Recordemos Smoke y Blue in the face. De acuerdo, no eran dos grandísimas maravillas, la verdad. La primera fue un soplo de aire fresco, un drama pequeño y sencillo, casi ni drama, una preciosa historia que se resolvía sobre un prolongadísimo y bellísimo primer plano sobre el rostro de Harvey Keitel. Con los metros de película sobrantes, Wang mostró Smoke a este y aquel (gente como Madonna, Michael J. Fox y muchos otros) y les convenció para improvisar pequeñas historias, secuencias, gags. Lo que fuese. Y les salió esa especie de continuación anárquica, caótica pero fresquísima titulada Blue in the face.

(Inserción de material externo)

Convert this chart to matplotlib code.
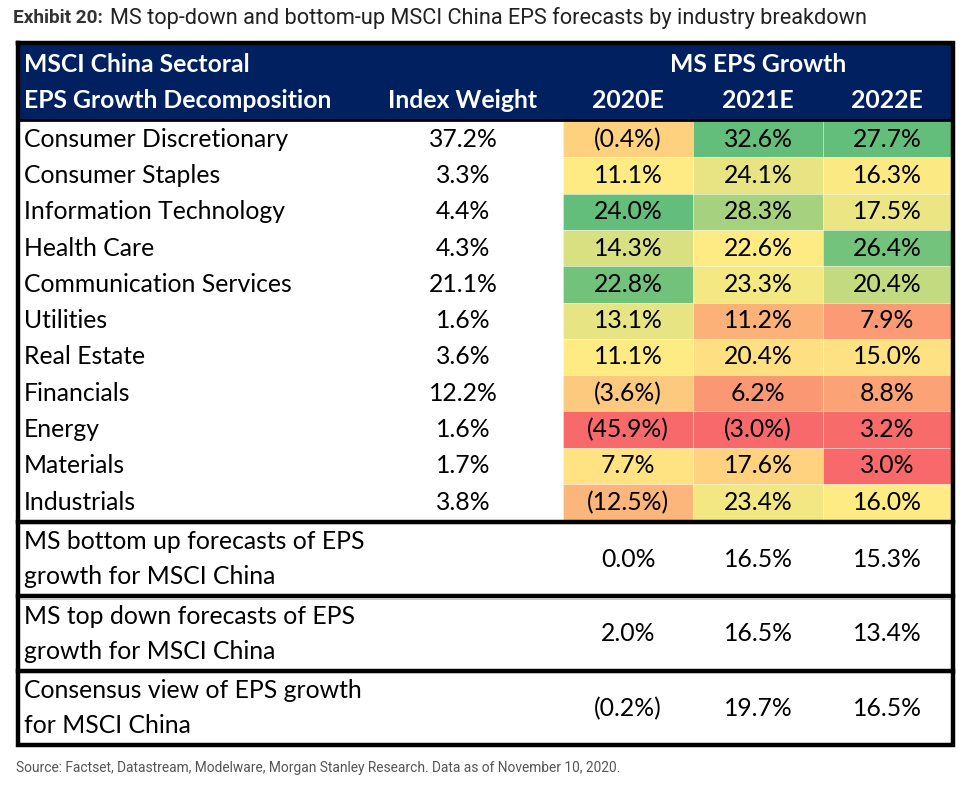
import matplotlib.pyplot as plt
from matplotlib.patches import Rectangle
import numpy as np

sectors = ["Consumer Discretionary", "Consumer Staples", "Information Technology",
           "Health Care", "Communication Services", "Utilities", "Real Estate",
           "Financials", "Energy", "Materials", "Industrials"]
index_weight = [37.2, 3.3, 4.4, 4.3, 21.1, 1.6, 3.6, 12.2, 1.6, 1.7, 3.8]
years = ["2020E", "2021E", "2022E"]
eps_2020 = [-0.4, 11.1, 24.0, 14.3, 22.8, 13.1, 11.1, -3.6, -45.9, 7.7, -12.5]
eps_2021 = [32.6, 24.1, 28.3, 22.6, 23.3, 11.2, 20.4, 6.2, -3.0, 17.6, 23.4]
eps_2022 = [27.7, 16.3, 17.5, 26.4, 20.4, 7.9, 15.0, 8.8, 3.2, 3.0, 16.0]

summary_labels = [["MS bottom up forecasts of EPS", "growth for MSCI China"],
                  ["MS top down forecasts of EPS", "growth for MSCI China"],
                  ["Consensus view of EPS growth", "for MSCI China"]]
summary_values = [[0.0, 16.5, 15.3],
                  [2.0, 16.5, 13.4],
                  [-0.2, 19.7, 16.5]]

NAVY = "#002060"
RED = np.array([248, 105, 107]) / 255
YEL = np.array([255, 235, 132]) / 255
GRN = np.array([99, 190, 123]) / 255
FONT = "Lato"


def fmt(v):
    return f"({abs(v):.1f}%)" if v < 0 else f"{v:.1f}%"


def scale_colors(vals):
    # excel style 3-colour scale: min red, median yellow, max green
    vals = np.asarray(vals, float)
    lo, mid, hi = vals.min(), np.median(vals), vals.max()
    out = []
    for v in vals:
        if v <= mid:
            t = (v - lo) / (mid - lo)
            out.append(RED + t * (YEL - RED))
        else:
            t = (v - mid) / (hi - mid)
            out.append(YEL + t * (GRN - YEL))
    return out


W, H = 978, 794
fig = plt.figure(figsize=(W / 100, H / 100), dpi=100)
ax = fig.add_axes([0, 0, 1, 1])
ax.set_xlim(0, W)
ax.set_ylim(H, 0)
ax.axis("off")

px = 0.72  # pixel -> point
left, right = 18, 953
head_top, head_bot = 43, 119
row_top, row_h = 121, 36.3
cell_x = [563, 693, 823, 951]
col_c = [(cell_x[i] + cell_x[i + 1]) / 2 for i in range(3)]
weight_c = 463
text_x = 24
fs = 24.8 * px

# title: bold lead-in followed by the plain text
lead = ax.text(13, 18, "Exhibit 20:", fontsize=19 * px, fontweight="bold", family="Roboto",
               color="#333333", va="center")
ax.annotate("MS top-down and bottom-up MSCI China EPS forecasts by industry breakdown",
            xy=(1, 0.5), xycoords=lead, xytext=(7, 0), textcoords="offset pixels",
            fontsize=21.8 * px, family="Roboto", color="#222222", va="center")

# header
ax.add_patch(Rectangle((left, head_top), right - left, head_bot - head_top, color=NAVY, zorder=1))
hk = dict(color="white", fontweight="bold", family=FONT, fontsize=fs, va="center")
ax.text(text_x, 64, "MSCI China Sectoral", **hk)
ax.text(text_x, 100, "EPS Growth Decomposition", **hk)
ax.text(weight_c, 100, "Index Weight", ha="center", **hk)
ax.text(col_c[1], 64, "MS EPS Growth", ha="center", **hk)
for c, y in zip(col_c, years):
    ax.text(c, 100, y, ha="center", **hk)

# sector rows
cols = [eps_2020, eps_2021, eps_2022]
colors = [scale_colors(c) for c in cols]
for i, name in enumerate(sectors):
    y0 = row_top + i * row_h
    yc = y0 + row_h / 2
    ax.text(text_x, yc, name, fontsize=fs, family=FONT, va="center")
    ax.text(weight_c, yc, f"{index_weight[i]:.1f}%", fontsize=fs, family=FONT,
            va="center", ha="center")
    for j in range(3):
        ax.add_patch(Rectangle((cell_x[j], y0), cell_x[j + 1] - cell_x[j], row_h,
                               facecolor=colors[j][i], edgecolor=(1, 1, 1, 0.35),
                               linewidth=0.6, zorder=1))
        ax.text(col_c[j], yc, fmt(cols[j][i]), fontsize=fs, family=FONT,
                va="center", ha="center", zorder=3)

# summary rows
sec_top = row_top + len(sectors) * row_h + 1.5
sec_h = 74.5
for k, (lab, vals) in enumerate(zip(summary_labels, summary_values)):
    y0 = sec_top + k * sec_h
    ax.text(text_x, y0 + 20, lab[0], fontsize=fs, family=FONT, va="center")
    ax.text(text_x, y0 + 55, lab[1], fontsize=fs, family=FONT, va="center")
    for j in range(3):
        ax.text(col_c[j], y0 + 37.5, fmt(vals[j]), fontsize=fs, family=FONT,
                va="center", ha="center")
    ax.plot([left, right], [y0, y0], color="black", lw=3.2, solid_capstyle="projecting", zorder=4)
    ax.plot([left + 3, right - 3], [y0 + 2.5, y0 + 2.5], color="#bbbbbb", lw=0.6, zorder=4)

bottom = sec_top + 3 * sec_h
# outer frame
ax.plot([left, right, right, left, left], [head_top, head_top, bottom, bottom, head_top],
        color="black", lw=3.2, solid_joinstyle="miter", zorder=5)
ax.plot([left, right], [head_bot + 1, head_bot + 1], color="black", lw=2, zorder=4)

ax.text(16, 768, "Source: Factset, Datastream, Modelware, Morgan Stanley Research. Data as of November 10, 2020.",
        fontsize=13.8 * px, family="Roboto", color="#555555", va="center")

fig.savefig("out.png", dpi=100)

El responsable no sólo era Paul Auster, la pluma detrás de la historia, sino el avispado Wayne Wang, realizador natural de Hong Kong que, sin embargo, no ha terminado encontrando su espacio en la industria norteamericana como sí ha logrado, por ejemplo, otro director oriental, Ang Lee.
Por eso, Wang se tiene que conformar con rodar con modestísimos presupuestos, y contar pequeñísimas historias. Lo hará, claro, con su habitual sensibilidad, pero uno empieza a intuir que, seguramente, Wang sentirá también un pequeño pálpito de desaliento, una pena que casi no siente pero que está ahí. Un sentir lógico: Ojalá pueda rodar mañana de otro modo, otra historia, en otro foro.
Tendrá que esperar. Ahora es el turno de esta historia que pudiera recordar de algún modo a Juno, pero a buen seguro orientada con otra seriedad, otra gravedad y otra sensibilidad. Tanto que ni habrá comedia (eso desde luego) ni habrá, al final, ninguna relación real entre una y otra película. Además, Wang no ha perdido la oportunidad de contar su historia con una actriz protagonista de su tierra. Todo cuenta.
Sería bonito que el viejo Wang, cuando menos, se siga manteniendo en forma.